While Cleveland is the only enslaved individual whose name is recorded in Dixon family histories, he was not the only individual to whom they held legal title. Namely, in August of 1793, Major Richard Wilson of Sackville sold a woman, Dinah, to Peter Hall, of Windsor, Nova Scotia “in consideration of the sum of forty pounds.” However, Wilson appeared to retain possession of the woman’s daughter, Violet. Nine months later, in May of 1794, Charles Dixon bought Dinah from Hall, again for forty pounds. In ensuring Dinah’s return to Sackville, Dixon may have effectively re-united her with her daughter, Violet. That Violet was indeed quite young is evident in a confusing series of transactions in which she is sold by Wilson to Peter Hall, who appears to regret his decision after only three days, then returning her in exchange for livestock. The related documents refer to her as a child, and accordingly assign her the low value of eleven pounds. (By contrast, a twelve-year old boy, Abram, was sold in Truro almost two decades earlier for fifty pounds, and another boy in the region a decade earlier for twenty pounds, suggesting that either Violet’s extreme youth or some perceived deficiency reduced her value beyond what her gender would have.) The fate of these women is unknown; nor is it certain if Dinah is the woman of the same name brought to Canada by Titus Knapp in 1783, or the Dinah who resided at Fort Lawrence at the time of her death in March of 1825. Certainly it was not an uncommon name for women enslaved in the Maritimes. However, the fact that the bills of sale for Violet were preserved with her mother’s by the Dixon family suggests that they may have acquired the daughter at a later date.
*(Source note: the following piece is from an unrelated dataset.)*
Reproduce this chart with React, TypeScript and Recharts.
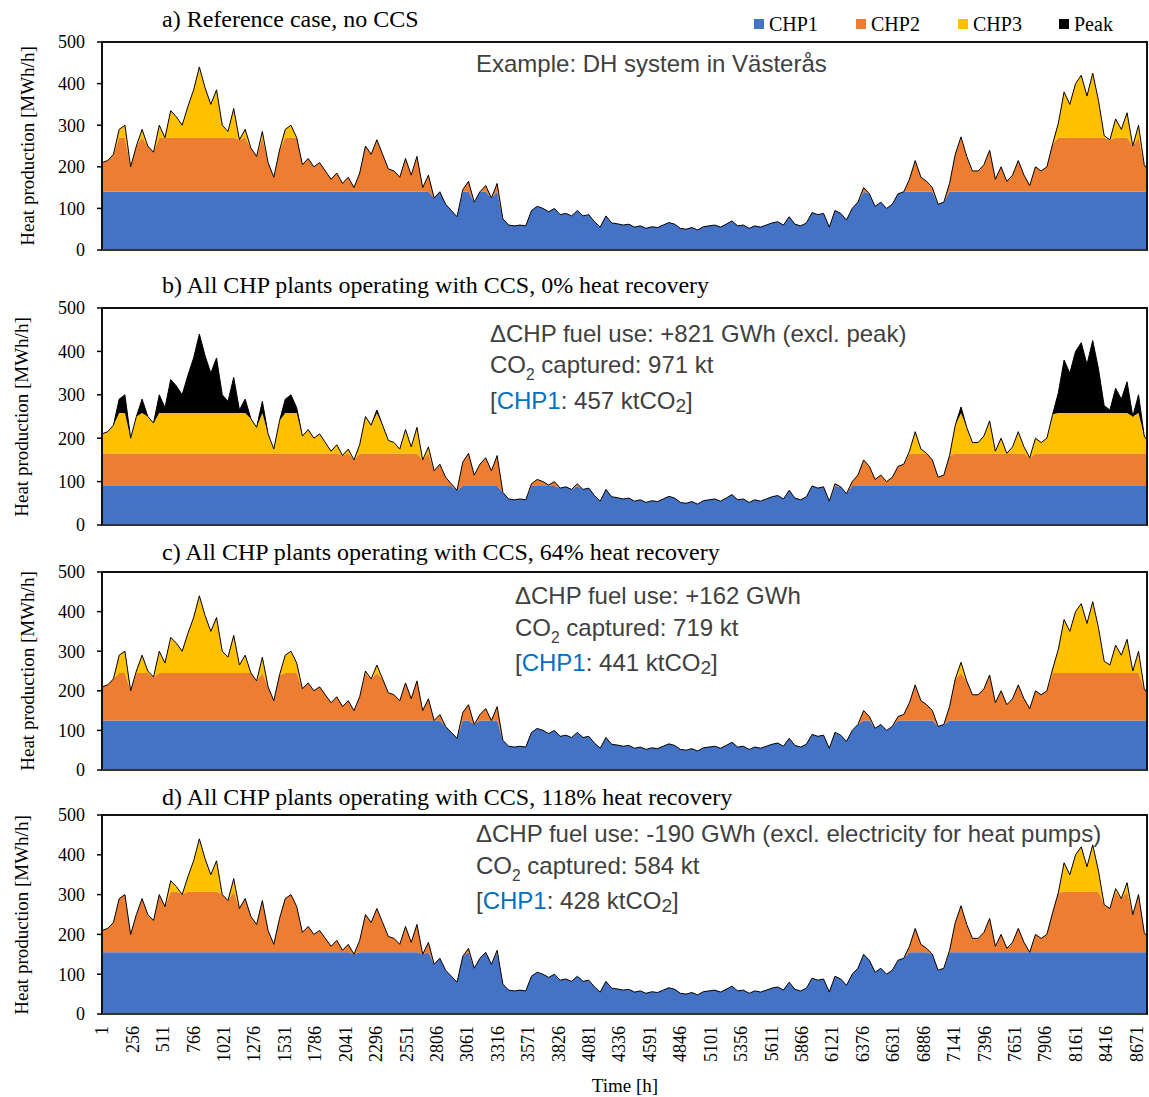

It is tempting to speculate that Dinah and Violet may have been related to Cleaveland in some ways, but there is no evidence to substantiate this. Nor is it known if Cleaveland is related to other black residents with the last name Dixon. Furthermore, whether the black Dixons acquired the name due to previous ownership by the white Dixon family or a genealogical tie is also undetermined. The earliest identified example of such is Jeptha Dixon, a NB-born black farmer who in 1827 resided in River Phillip, Cumberland. Given that Jeptha had five female residents in his house that year, it seems that he and his wife Phillis (of Massachusetts) were the parents of the Dixon women who would go on to marry into numerous black families in the region, including the Martins, Milligans, and Newtons.

It is recorded by one who knew Cleaveland that Charles Dixon manumitted him, afterwards paying him regular wages. When Dixon died in 1817, before all else he remembered Cleaveland in his will, leaving five pounds in trust to Charles Dixon, Edward Dixon, and Rufus Smith, “to be paid to Cleaveland at their discretion.” Why Dixon did not will the money directly to Cleaveland is not known: it might have been a matter of residual paternalism; it might have been that Cleaveland, as a black man, had fewer rights, and could not defend himself against theft.

Following 1817, it is reported that Cleaveland continued to reside with Charles Dixon’s son, at the family house (since replaced) at the corner of Charles and Crescent Streets in the town of Sackville. Cleaveland apparently expressed a desire to be buried near his former owner, in the local Methodist Burying Ground which Dixon had helped found. In the upper right hand corner of that cemetery is a section which contains “about 8 stone posts, chain gone and no stones.” Cleaveland is believed to be interred there, alongside other black men and women who were enslaved by or in service to prominent members of the early Methodist Church.

Sources

1880 United States Census; Dixon Family Papers, Provincial Archives of New Brunswick, Fredericton, New Brunswick; James D. Dixon, History of Charles Dixon; R. Wallace Hale, Early New Brunswick Probate Records, 1785-1835; Peter PennerThe Chignecto Connexion: The History of Sackville Methodist/United Church, 1772-1990; T. Watson Smith, Slavery in Canada; Phyllis A. Stopps; CANSA records.